Ahead of U.S. congressional elections earlier this month, Trump denounced the approach of a caravan of migrants as an “invasion” that threatened American national security, and he sent thousands of U.S. troops to the border to help secure it.
Currently, the troops do not have authority to protect U.S. Customs and Border Patrol personnel. The new authority could be announced on Tuesday, the official said, speaking on condition of anonymity.
U.S. officials briefly closed the busiest border crossing from Mexico early on Monday to add concrete barricades and razor wire amid concerns some of the thousands of Central American migrants at the border could try to rush the crossing.
Northbound lanes at the San Ysidro crossing from Tijuana to San Diego, California, were temporarily closed “to position additional port hardening materials,” a U.S. CBP spokesperson said.

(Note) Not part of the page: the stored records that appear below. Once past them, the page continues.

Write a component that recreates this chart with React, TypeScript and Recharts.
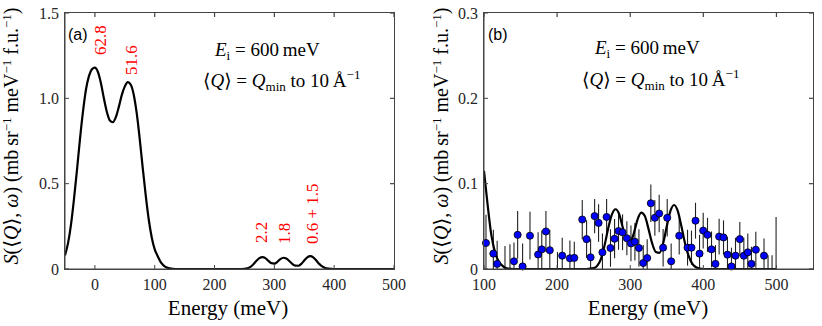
import React from 'react';
import { ComposedChart, Line, Scatter, ErrorBar, XAxis, YAxis, ZAxis, ReferenceLine } from 'recharts';

// model curve
const curveEnergy = [
  -50, -45, -40, -35, -30, -25, -20, -15, -10, -5, 0, 5, 10, 15, 20, 25, 30, 35, 40, 45, 50, 55, 60, 65, 70, 75, 80,
  85, 90, 95, 100, 105, 110, 115, 120, 125, 130, 140, 200, 240, 250, 255, 260, 265, 270, 275, 280, 285, 290, 295, 300,
  305, 310, 315, 320, 325, 330, 335, 340, 345, 350, 355, 360, 365, 370, 375, 380, 385, 390, 395, 400, 450, 500,
];
const curveIntensity = [
  0.08, 0.15, 0.26, 0.41, 0.58, 0.76, 0.92, 1.05, 1.13, 1.17, 1.18, 1.155, 1.09, 1.0, 0.92, 0.87, 0.86, 0.89, 0.95,
  1.02, 1.07, 1.095, 1.08, 1.02, 0.91, 0.76, 0.59, 0.43, 0.29, 0.185, 0.115, 0.075, 0.04, 0.02, 0.009, 0.004, 0.001, 0,
  0, 0, 0.001, 0.004, 0.012, 0.028, 0.048, 0.064, 0.07, 0.064, 0.048, 0.034, 0.032, 0.042, 0.058, 0.066, 0.062, 0.047,
  0.03, 0.02, 0.019, 0.03, 0.05, 0.068, 0.075, 0.068, 0.05, 0.03, 0.015, 0.006, 0.002, 0.0005, 0, 0, 0,
];

// measured points, panel (b)
const pointEnergy = [
  102.7, 112.8, 118, 141, 146, 152.8, 162.9, 174, 179, 184.7, 190, 207, 217.5, 223.5, 234.4, 240.3, 245.8, 251.3, 256.7,
  262, 267.7, 273, 278.6, 284, 289.5, 295.4, 301, 306.4, 311.9, 317.8, 323.2, 328.2, 333.7, 339.6, 345, 350.6, 356, 367,
  378.4, 383.8, 389.3, 394.8, 399.8, 405.7, 411.2, 416.6, 421.6, 427.6, 433, 438.5, 444, 449.9, 455.4, 460.8, 465.8,
  471.8, 483,
];
const pointIntensity = [
  0.0305, 0.018, 0.006, 0.009, 0.04, 0.003, 0.039, 0.017, 0.023, 0.044, 0.022, 0.0156, 0.0125, 0.013, 0.058, 0.035,
  0.0137, 0.062, 0.054, 0.0195, 0.061, 0.0246, 0.0355, 0.0445, 0.043, 0.036, 0.03, 0.032, 0.0246, 0.007, 0.0129, 0.077,
  0.06, 0.065, 0.025, 0.06, 0.009, 0.039, 0.025, 0.025, 0.0566, 0.018, 0.045, 0.04, 0.023, 0.006, 0.038, 0.037, 0.0168,
  0.003, 0.0156, 0.035, 0.0156, 0.0195, 0.006, 0.0226, 0.0156,
];
const pointError = [
  0.033, 0.028, 0.027, 0.022, 0.028, 0.027, 0.028, 0.026, 0.022, 0.024, 0.024, 0.021, 0.021, 0.019, 0.023, 0.022,
  0.021, 0.02, 0.022, 0.022, 0.021, 0.022, 0.023, 0.022, 0.021, 0.02, 0.021, 0.022, 0.022, 0.021, 0.022, 0.022, 0.021,
  0.022, 0.022, 0.022, 0.021, 0.022, 0.021, 0.02, 0.021, 0.022, 0.021, 0.02, 0.021, 0.022, 0.021, 0.02, 0.021, 0.022,
  0.021, 0.02, 0.021, 0.022, 0.02, 0.021, 0.02,
];
// points below zero: only the top of their error bar shows
const hiddenEnergy = [128.7, 135.5, 200.5, 488.5, 494, 499.5];
const hiddenIntensity = [-0.01, -0.008, -0.01, -0.01, -0.008, -0.004];
const hiddenError = [0.037, 0.037, 0.03, 0.026, 0.024, 0.065];

const xDomainA = [-50, 500];
const yDomainA = [0, 1.5];
const xDomainB = [100, 550];
const yDomainB = [0, 0.3];
const xTicksA = [0, 100, 200, 300, 400, 500];
const yTicksA = [0, 0.5, 1.0, 1.5];
const xTicksB = [100, 200, 300, 400, 500];
const yTicksB = [0, 0.1, 0.2, 0.3];
const peakLabels = ['62.8', '51.6', '2.2', '1.8', '0.6 + 1.5'];
const peakLabelPos = [
  [106, 55],
  [136.5, 75],
  [266.5, 243],
  [290, 244],
  [317.5, 244],
];

const curveA = curveEnergy.map((e, i) => ({ e, s: curveIntensity[i] }));
const curveB = curveA.filter((d) => d.e >= 100);
const pointsB = pointEnergy.map((e, i) => ({ e, s: pointIntensity[i], err: pointError[i] }));
const barsB = [...pointsB, ...hiddenEnergy.map((e, i) => ({ e, s: hiddenIntensity[i], err: hiddenError[i] }))];

const SERIF = "'Liberation Serif', 'DejaVu Serif', 'Noto Serif', 'Times New Roman', serif";
const SANS = "'Liberation Sans', Arial, sans-serif";
const AXIS = '#444';
const tickStyle = { fill: '#262626', fontSize: 16, fontFamily: SERIF };
const fmtY = (v: number) => (v === 0 ? '0' : v.toFixed(1));
const serifStyle: React.CSSProperties = { fontFamily: SERIF };

// short inward ticks on the top and right edges (tick length in data units)
function edgeTicks(xDomain: number[], yDomain: number[], xTicks: number[], yTicks: number[], dx: number, dy: number) {
  const xMax = xDomain[1];
  const yMax = yDomain[1];
  return [
    ...xTicks.map((t) => (
      <ReferenceLine key={`tx${t}`} xAxisId="bottom" yAxisId="left" stroke={AXIS} strokeWidth={1.2}
        segment={[{ x: t, y: yMax }, { x: t, y: yMax - dy }]} />
    )),
    ...yTicks.map((t) => (
      <ReferenceLine key={`ty${t}`} xAxisId="bottom" yAxisId="left" stroke={AXIS} strokeWidth={1.2}
        segment={[{ x: xMax, y: t }, { x: xMax - dx, y: t }]} />
    )),
  ];
}

// box around the plot area, laid over the chart
const Box = ({ left, width }: { left: number; width: number }) => (
  <div style={{ position: 'absolute', left, top: 12, width, height: 258, boxSizing: 'border-box',
    border: '1px solid #444', pointerEvents: 'none', zIndex: 5 }} />
);

const YLabel = ({ x, y }: { x: number; y: number }) => (
  <text x={x} y={y} transform={`rotate(-90 ${x} ${y})`} textAnchor="middle" style={serifStyle} fontSize={20} fill="#000">
    <tspan fontStyle="italic">S</tspan>
    <tspan>(⟨</tspan>
    <tspan fontStyle="italic">Q</tspan>
    <tspan>⟩,&#160;</tspan>
    <tspan fontStyle="italic">ω</tspan>
    <tspan>) (mb&#8201;sr</tspan>
    <tspan dy={-7} fontSize={13}>−1</tspan>
    <tspan dy={7}>&#160;meV</tspan>
    <tspan dy={-7} fontSize={13}>−1</tspan>
    <tspan dy={7}>&#160;f.u.</tspan>
    <tspan dy={-7} fontSize={13}>−1</tspan>
    <tspan dy={7}>)</tspan>
  </text>
);

const EiLine = ({ x, y }: { x: number; y: number }) => (
  <text x={x} y={y} style={serifStyle} fontSize={19} fill="#000">
    <tspan fontStyle="italic">E</tspan>
    <tspan fontSize={13} dy={4}>i</tspan>
    <tspan dy={-4}>&#160;=&#160;600&#8201;meV</tspan>
  </text>
);

const QLine = ({ x, y }: { x: number; y: number }) => (
  <text x={x} y={y} style={serifStyle} fontSize={19} fill="#000">
    <tspan>⟨</tspan>
    <tspan fontStyle="italic">Q</tspan>
    <tspan>⟩&#160;=&#160;</tspan>
    <tspan fontStyle="italic">Q</tspan>
    <tspan fontSize={13} dy={4}>min</tspan>
    <tspan dy={-4}>&#160;to&#160;10&#8201;Å</tspan>
    <tspan fontSize={13} dy={-8}>−1</tspan>
  </text>
);

const overlayStyle: React.CSSProperties = { position: 'absolute', left: 0, top: 0, pointerEvents: 'none' };

function PanelA() {
  return (
    <div style={{ position: 'absolute', left: 0, top: 0, width: 410, height: 326 }}>
      <div style={{ position: 'absolute', left: 0, top: 0, width: 410, height: 326 }}>
        <ComposedChart width={410} height={326} margin={{ top: 13, right: 16, bottom: 0, left: 0 }}>
          <XAxis xAxisId="bottom" type="number" dataKey="e" domain={xDomainA} ticks={xTicksA} interval={0}
            height={57} tickSize={-4} tickMargin={14} stroke={AXIS} tick={tickStyle} />
          <YAxis yAxisId="left" type="number" dataKey="s" domain={yDomainA} ticks={yTicksA} interval={0}
            width={65} tickSize={-4} tickMargin={10} tickFormatter={fmtY} stroke={AXIS} tick={tickStyle} />
          {edgeTicks(xDomainA, yDomainA, xTicksA, yTicksA, 6.7, 0.0234)}
          <Line xAxisId="bottom" yAxisId="left" data={curveA} dataKey="s" type="monotone" dot={false}
            stroke="#000" strokeWidth={2.2} isAnimationActive={false} />
        </ComposedChart>
      </div>
      <svg width={410} height={326} style={overlayStyle}>
        <YLabel x={18} y={136} />
        <text x={228} y={315} textAnchor="middle" style={serifStyle} fontSize={21} fill="#000">Energy (meV)</text>
        <text x={68} y={39.5} fontFamily={SANS} fontSize={16} fill="#000">(a)</text>
        <EiLine x={215} y={55.5} />
        <QLine x={203} y={86.5} />
        {peakLabels.map((t, i) => {
          const [x, y] = peakLabelPos[i];
          return (
            <text key={t} x={x} y={y} transform={`rotate(-90 ${x} ${y})`} style={serifStyle} fontSize={17} fill="#ff0000">
              {t}
            </text>
          );
        })}
      </svg>
      <Box left={64} width={331} />
    </div>
  );
}

function PanelB() {
  return (
    <div style={{ position: 'absolute', left: 410, top: 0, width: 412, height: 326 }}>
      {/* error bars on their own layer, cut at the zero line */}
      <div style={{ position: 'absolute', left: 0, top: 0, width: 412, height: 326, clipPath: 'inset(0px 0px 57px 0px)' }}>
        <ComposedChart width={412} height={326} margin={{ top: 13, right: 9, bottom: 57, left: 74 }}>
          <XAxis type="number" dataKey="e" domain={xDomainB} allowDataOverflow hide />
          <YAxis type="number" dataKey="s" domain={yDomainB} allowDataOverflow hide />
          <Scatter data={barsB} shape={() => <g />} isAnimationActive={false}>
            <ErrorBar dataKey="err" direction="y" width={0} stroke="#222" strokeWidth={1.1} />
          </Scatter>
        </ComposedChart>
      </div>
      <div style={{ position: 'absolute', left: 0, top: 0, width: 412, height: 326 }}>
        <ComposedChart width={412} height={326} margin={{ top: 13, right: 9, bottom: 0, left: 0 }}>
          <XAxis xAxisId="bottom" type="number" dataKey="e" domain={xDomainB} ticks={xTicksB} interval={0}
            height={57} tickSize={-4} tickMargin={14} stroke={AXIS} tick={tickStyle} />
          <YAxis yAxisId="left" type="number" dataKey="s" domain={yDomainB} ticks={yTicksB} interval={0}
            width={74} tickSize={-4} tickMargin={10} tickFormatter={fmtY} stroke={AXIS} tick={tickStyle} />
          <ZAxis range={[40, 40]} />
          {edgeTicks(xDomainB, yDomainB, xTicksB, yTicksB, 5.5, 0.0047)}
          <Line xAxisId="bottom" yAxisId="left" data={curveB} dataKey="s" type="monotone" dot={false}
            stroke="#000" strokeWidth={2.2} isAnimationActive={false} />
          <Scatter xAxisId="bottom" yAxisId="left" data={pointsB} fill="#0000ff" stroke="#000" strokeWidth={0.8}
            isAnimationActive={false} />
        </ComposedChart>
      </div>
      <svg width={412} height={326} style={overlayStyle}>
        <YLabel x={38} y={136} />
        <text x={238} y={315} textAnchor="middle" style={serifStyle} fontSize={21} fill="#000">Energy (meV)</text>
        <text x={78} y={39.5} fontFamily={SANS} fontSize={16} fill="#000">(b)</text>
        <EiLine x={185} y={54} />
        <QLine x={172} y={86} />
      </svg>
      <Box left={73} width={331} />
    </div>
  );
}

export default function App() {
  return (
    <div style={{ position: 'absolute', left: 0, top: 0, width: 822, height: 326, background: '#fff' }}>
      <PanelA />
      <PanelB />
    </div>
  );
}
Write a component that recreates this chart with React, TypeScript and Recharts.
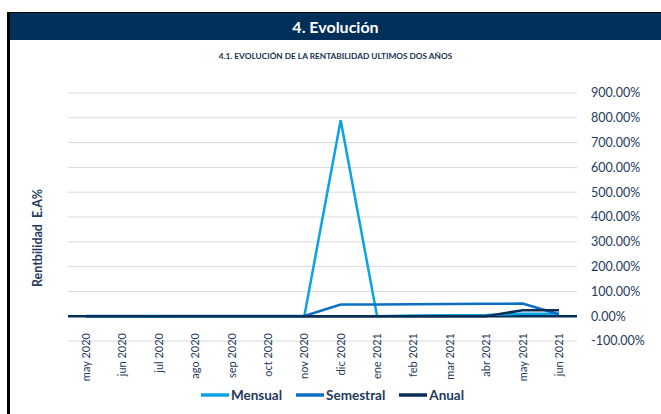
import { CartesianGrid, Line, LineChart, ReferenceLine, XAxis, YAxis } from "recharts";

const meses = [
  "may 2020", "jun 2020", "jul 2020", "ago 2020", "sep 2020", "oct 2020", "nov 2020",
  "dic 2020", "ene 2021", "feb 2021", "mar 2021", "abr 2021", "may 2021", "jun 2021",
];
const mensual = [0, 0, -2, 0, 0, 0, 0, 790, 0, 3, 4, 5, 10, 10];
const semestral = [1, 1, 1, 1, 1, 1, 1, 47, 47, 48, 49, 50, 51, 8];
const anual = [0, 0, 0, 0, 0, 0, 0, 0, 0, 0, 0, 0, 24, 24];
const yTicks = [-100, 0, 100, 200, 300, 400, 500, 600, 700, 800, 900];

const SERIES = [
  { key: "mensual", name: "Mensual", color: "#0AA3E3" },
  { key: "semestral", name: "Semestral", color: "#0B6FC4" },
  { key: "anual", name: "Anual", color: "#0B2E55" },
];

const NAVY = "#00305A";
const TEXT = "#1E3A5C";
const FONT = "Lato, 'Open Sans', sans-serif";

const data = meses.map((mes, i) => ({
  mes,
  mensual: mensual[i],
  semestral: semestral[i],
  anual: anual[i],
}));

function MonthTick({ x, y, payload }: any) {
  return (
    <text
      transform={`translate(${x + 4},${y - 16}) rotate(-90)`}
      textAnchor="end"
      fill={TEXT}
      fontSize={11}
      fontFamily={FONT}
    >
      {payload.value}
    </text>
  );
}

function ChartLegend() {
  return (
    <div
      style={{
        position: "absolute",
        top: 387,
        left: 2,
        width: 661,
        display: "flex",
        justifyContent: "center",
        gap: 14,
        fontFamily: FONT,
      }}
    >
      {SERIES.map((s) => (
        <div key={s.key} style={{ display: "flex", alignItems: "center" }}>
          <svg width={28} height={10}>
            <line x1={0} y1={5} x2={28} y2={5} stroke={s.color} strokeWidth={3.5} />
          </svg>
          <span style={{ fontSize: 13.5, fontWeight: 700, color: TEXT, marginLeft: 2 }}>{s.name}</span>
        </div>
      ))}
    </div>
  );
}

export default function App() {
  return (
    <div style={{ position: "fixed", left: 0, top: 0, width: 661, height: 414, background: "#fff", overflow: "hidden" }}>
      <div
        style={{
          position: "absolute",
          left: 7,
          top: 12,
          width: 660,
          height: 410,
          borderLeft: "3px solid #000",
          borderTop: "1px solid #000",
        }}
      />
      <div
        style={{
          position: "absolute",
          left: 10,
          top: 13,
          width: 651,
          height: 27,
          background: NAVY,
          color: "#fff",
          fontFamily: FONT,
          fontWeight: 700,
          fontSize: 16,
          lineHeight: "27px",
          textAlign: "center",
        }}
      >
        4. Evolución
      </div>
      <div
        style={{
          position: "absolute",
          left: 10,
          top: 51,
          width: 651,
          textAlign: "center",
          fontFamily: FONT,
          fontWeight: 700,
          fontSize: 8.3,
          color: "#16304F",
        }}
      >
        4.1. EVOLUCIÓN DE LA RENTABILIDAD ULTIMOS DOS AÑOS
      </div>
      <div
        style={{
          position: "absolute",
          left: 37,
          top: 238,
          transform: "translate(-50%, -50%) rotate(-90deg)",
          whiteSpace: "pre",
          fontFamily: FONT,
          fontWeight: 700,
          fontSize: 12.5,
          color: TEXT,
        }}
      >
        {"Rentbilidad  E.A%"}
      </div>
      <div style={{ position: "absolute", left: 0, top: 0 }}>
        <LineChart width={661} height={414} data={data} margin={{ top: 93, right: 0, bottom: 23, left: 68 }}>
          <CartesianGrid vertical={false} stroke="#D9D9D9" strokeWidth={1} />
          <XAxis
            dataKey="mes"
            height={50}
            padding={{ left: 18, right: 18 }}
            axisLine={false}
            tickLine={false}
            interval={0}
            tick={<MonthTick />}
          />
          <YAxis
            orientation="right"
            width={84}
            domain={[-100, 900]}
            ticks={yTicks}
            interval={0}
            axisLine={false}
            tickLine={false}
            tickMargin={8}
            tickFormatter={(v: number) => `${v.toFixed(2)}%`}
            tick={{ fill: TEXT, fontSize: 12.5, fontFamily: FONT, textAnchor: "start" }}
          />
          <ReferenceLine y={0} stroke={NAVY} strokeWidth={2.5} />
          {SERIES.map((s) => (
            <Line
              key={s.key}
              type="linear"
              dataKey={s.key}
              name={s.name}
              stroke={s.color}
              strokeWidth={2.5}
              dot={false}
              activeDot={false}
              isAnimationActive={false}
            />
          ))}
        </LineChart>
      </div>
      <ChartLegend />
    </div>
  );
}
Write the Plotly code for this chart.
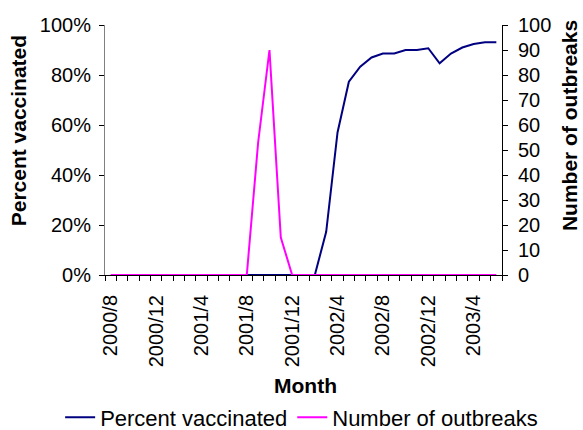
import plotly.graph_objects as go

months = ['2000/8', '2000/9', '2000/10', '2000/11', '2000/12',
          '2001/1', '2001/2', '2001/3', '2001/4', '2001/5', '2001/6', '2001/7', '2001/8',
          '2001/9', '2001/10', '2001/11', '2001/12',
          '2002/1', '2002/2', '2002/3', '2002/4', '2002/5', '2002/6', '2002/7', '2002/8',
          '2002/9', '2002/10', '2002/11', '2002/12',
          '2003/1', '2003/2', '2003/3', '2003/4', '2003/5', '2003/6']

pct_vaccinated = [None, None, None, None, None, None, None, None, None, None,
                  0, 0, 0, 0, 0, 0, 0, 0, 0,
                  17.3, 57, 77.3, 83.3, 87, 88.6, 88.6, 90, 90, 90.7,
                  84.7, 88.6, 91, 92.4, 93.1, 93.1]

n_outbreaks = [0, 0, 0, 0, 0, 0, 0, 0, 0, 0, 0, 0,
               0, 53, 90, 15, 0,
               0, 0, 0, 0, 0, 0, 0, 0, 0, 0, 0, 0, 0, 0, 0, 0, 0, 0]

tick_labels = ['2000/8', '2000/12', '2001/4', '2001/8', '2001/12', '2002/4', '2002/8', '2002/12', '2003/4']

FONT = 'Liberation Sans, Arial, sans-serif'
NAVY = '#000080'
PINK = '#FF00FF'

x_idx = list(range(len(months)))
tick_pos = [months.index(m) for m in tick_labels]

fig = go.Figure()
fig.add_trace(go.Scatter(x=x_idx, y=pct_vaccinated, name='Percent vaccinated', mode='lines',
                         line=dict(color=NAVY, width=2), yaxis='y'))
fig.add_trace(go.Scatter(x=x_idx, y=n_outbreaks, name='Number of outbreaks', mode='lines',
                         line=dict(color=PINK, width=2), yaxis='y2'))

title_font = dict(family=FONT, size=21, color='black')
fig.update_layout(
    width=583, height=430,
    margin=dict(l=105, r=81, t=25, b=155, autoexpand=False),
    paper_bgcolor='white', plot_bgcolor='white',
    font=dict(family=FONT, size=20, color='black'),
    showlegend=True,
    legend=dict(orientation='h', x=-0.113, xanchor='left', y=-0.57, yanchor='middle',
                font=dict(size=22), tracegroupgap=0, itemwidth=30),
    xaxis=dict(range=[-0.5, len(months) - 0.5], tickmode='array', tickvals=tick_pos, ticktext=tick_labels,
               tickangle=-90, ticks='', showgrid=False, zeroline=False, automargin=False,
               showline=True, linecolor='black', linewidth=1, ticklabelstandoff=11,
               minor=dict(tickmode='array', tickvals=[i - 0.5 for i in range(len(months) + 1)],
                          ticks='outside', ticklen=5, tickcolor='black', showgrid=False)),
    yaxis=dict(range=[0, 100], dtick=20, ticksuffix='%', showgrid=False, zeroline=False, automargin=False,
               showline=True, linecolor='#808080', linewidth=1,
               ticks='outside', ticklen=5, tickcolor='black', ticklabelstandoff=4),
    yaxis2=dict(range=[0, 100], dtick=10, overlaying='y', side='right', showgrid=False, zeroline=False,
                automargin=False, showline=True, linecolor='black', linewidth=1,
                ticks='outside', ticklen=5, tickcolor='black', ticklabelstandoff=6),
    annotations=[
        dict(text='<b>Month</b>', x=0.504, y=-0.44, xref='paper', yref='paper',
             xanchor='center', yanchor='middle', showarrow=False, font=title_font),
        dict(text='<b>Percent vaccinated</b>', x=-0.219, y=0.575, xref='paper', yref='paper',
             xanchor='center', yanchor='middle', showarrow=False, textangle=-90, font=title_font),
        dict(text='<b>Number of outbreaks</b>', x=1.169, y=0.596, xref='paper', yref='paper',
             xanchor='center', yanchor='middle', showarrow=False, textangle=-90, font=title_font),
    ],
)

# drop the page's default body margin so the figure sits at the window's corner
fig.write_html("out.html", config={'displayModeBar': False},
               post_script="document.body.style.margin='0';document.body.style.overflow='hidden';")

A Department of Homeland Security official, who requested anonymity, told reporters on a conference call that U.S. officials had heard reports some migrants were intending to run through border crossings into California.
Migrants, part of a caravan of thousands traveling from Central America en route to the United States, move to a new shelter in Mexicali, Mexico November 19, 2018. REUTERS/Kim Kyung-Hoon
The closing was rare for the station, which is one of the busiest border crossings in the world with tens of thousands of Mexicans heading every day into the United States to work or study.
“Today was a lost day of work. I already called my boss to tell her that everything was closed and I did not know what time I would be able to get in,” said Maria Gomez, a Mexican woman who crosses the border every day for work. “I cannot believe this is happening.”
Trump had remained mostly silent about the caravan since the Nov. 6 vote, but on Monday he posted a photo on Twitter showing a fence that runs from the beach in Tijuana into the ocean now covered with razor wire.
Critics charged that his talk of a migrant “invasion” was an effort to rouse his political base ahead of the elections.
Officials have stressed that the 5,900 active-duty U.S. troops on the border are not there in a law enforcement capacity and that there are no plans for them to interact with migrants.
Instead, their mission is to lend support to the CBP, and they have been stringing up concertina wire and erecting temporary housing.
The commander of the mission told Reuters last week that the number of troops may have peaked, and he would soon look at whether to begin sending forces home or shifting some to new border positions.
About 6,000 Central Americans have reached the border cities of Tijuana and Mexicali, according to local officials. More bands of migrants are making their way toward Tijuana, with around 10,000 expected.
Hundreds of local residents on Sunday massed at a monument in a wealthy neighborhood of Tijuana to protest the arrival of the migrants, with some carrying signs that said “Mexico first” and “No more migrants.”
Last month, thousands of Central American migrants began a long journey from Honduras through Mexico toward the United States to seek asylum.
Other bands of mostly Salvadorans followed, with a small group setting off on Sunday from San Salvador.